I received a very welcome phone call from CRUSE (a national bereavement charity) yesterday that I was finally at the top of the waiting list and have been scheduled to start 6 sessions of free bereavement counseling soon. I mentioned this to my housemate last night and his response was do you think you still need it? I was confused that anyone could question my need for counselling after the sudden, unexpected death of my beloved husband six months ago. We were sitting in the back garden drinking a beer, BBQing dinner and generally chatting about the mundane things that housemates often do and I suddenly realised that I must look fine on the outside, which shocked me. I felt a sudden wave of emotion: should I look fine so soon after my husband’s death? Should I be crying more? How dare he think that I’m fine?! I’m not fine! Am I fine? These are just a few of the questions that ran through my head for the rest of last night and most of today as I continue to question how on earth I can possibly look fine to the outside world.
I wondered all day today as I taught my various classes and interacted with my colleagues; as I made myself yet another cup of coffee and laughed at my students’ ridiculous ideas about French grammar and I have come to the realization that truly I do look fine. I get up in the morning, I drive myself to work, I do my job – even doing it well on somedays – go home, cook dinner with my housemates, wash up, watch TV and then pack myself off to bed before repeating the same thing the next day. Surely nothing could be more normal.
But what is invisible to the naked eye is the reality of being a young widow: I wake up in the same bed that I shared with my husband, but in a different room. Most mornings I remember this but occasionally I wake up and feel a sudden wave of confusion before it hits: Terry is dead and I have moved to Northampton. I drive the short 5 minutes to work, grateful to be rid of my 50 minute commute and then feel guilty for enjoying my new commute because I would drive 50 minutes for the rest of my life if only I could have Terry back. Working with teenagers is brilliantly unpredictable and my students can be incredibly kind and thoughtful, even on the worst of days, but they can break my heart without meaning to. Today, while discussing the upcoming UK election, my students asked me who I was voting for. I explained that I wasn’t eligible to vote as I’m not a citizen. They asked me if I wanted to become a citizen and I told them that I had always planned to become a citizen when I had children, but that now I wasn’t sure if I would have children, or if they would be British, so I just don’t know anymore. After school I stayed to finish up some work and as I finished up I reached to text Terry before it hit me that I can’t text him anymore. I changed the radio station when a song that Terry used to sing to me comes on because I just don’t want to cry about it at the moment, so I push it to the back of my mind and think about what I have to do at work tomorrow. I think about him a million times a day, but no one knows unless I tell them.
To the naked eye I am upright, (mostly) dry-eyed and functioning as I used to do, so I must be the same person. Inside I don’t even recognize myself.
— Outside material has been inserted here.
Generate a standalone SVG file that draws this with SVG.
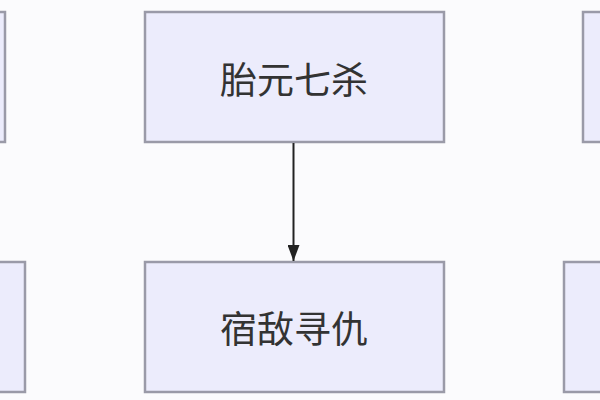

I don’t mean that in a bad way, just to say that I remember how I was when I was married to Terry: blissfully happy and relatively emotionally stable, my perfect future all mapped out and just waiting to be lived. I remember her, but I am keenly aware that I am no longer her. I am no longer Terry’s wife, but Terry’s widow and I can never be that version of myself again after that one day in September. I am now the keeper of every single precious memory that I made with Terry, for there is no one else to remember them. I am now capable of happiness, but it is balanced with sorrow; they often co-exist in a way that confuses me and that i could have never comprehended in my previous life. I have taken on many of Terry’s traits that i loved best without even meaning to me, but such is the relationship between husband and wife that your souls intertwine so gradually that neither of you realizes it at the time. I am still a teacher, but I am no longer so concerned about things that I used to worry about. I have survived the worst thing that could ever have happened, so not marking a set of books for a few weeks doesn’t cause me much distress.
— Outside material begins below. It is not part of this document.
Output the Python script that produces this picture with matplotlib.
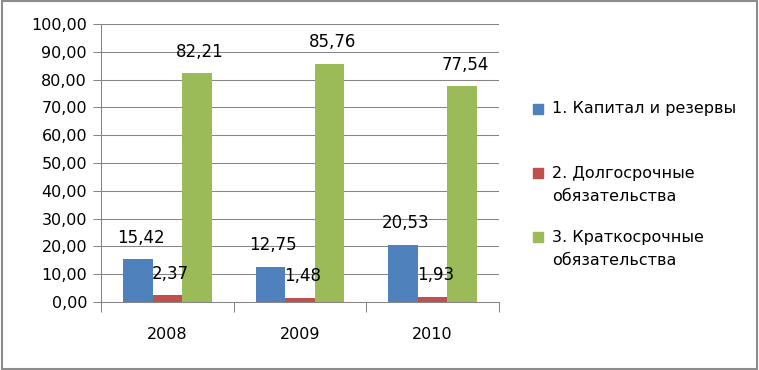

Please do not confuse the message of this post to be one of self-pity (although I do have a healthy amount of that). I am not a worse person for having loved Terry. Indeed I am the luckiest person in the world to have loved and been loved by my Terry. I am not entirely sure that I dislike the new me, on good days I find her brave and capable of things that the old me could never have fathomed. I am stronger than I ever wanted to be and although I am still very much finding my way down this new path, I can see that there is a path to be followed.
I suppose what I am trying to say is that although I look like the old me, I am not. I am unsure of who I will become, but I think I just might be fine in the end, which was unthinkable six months ago. I am very much looking forward to my bereavement counseling and i hope that it is helpful as I continue to discover the new me.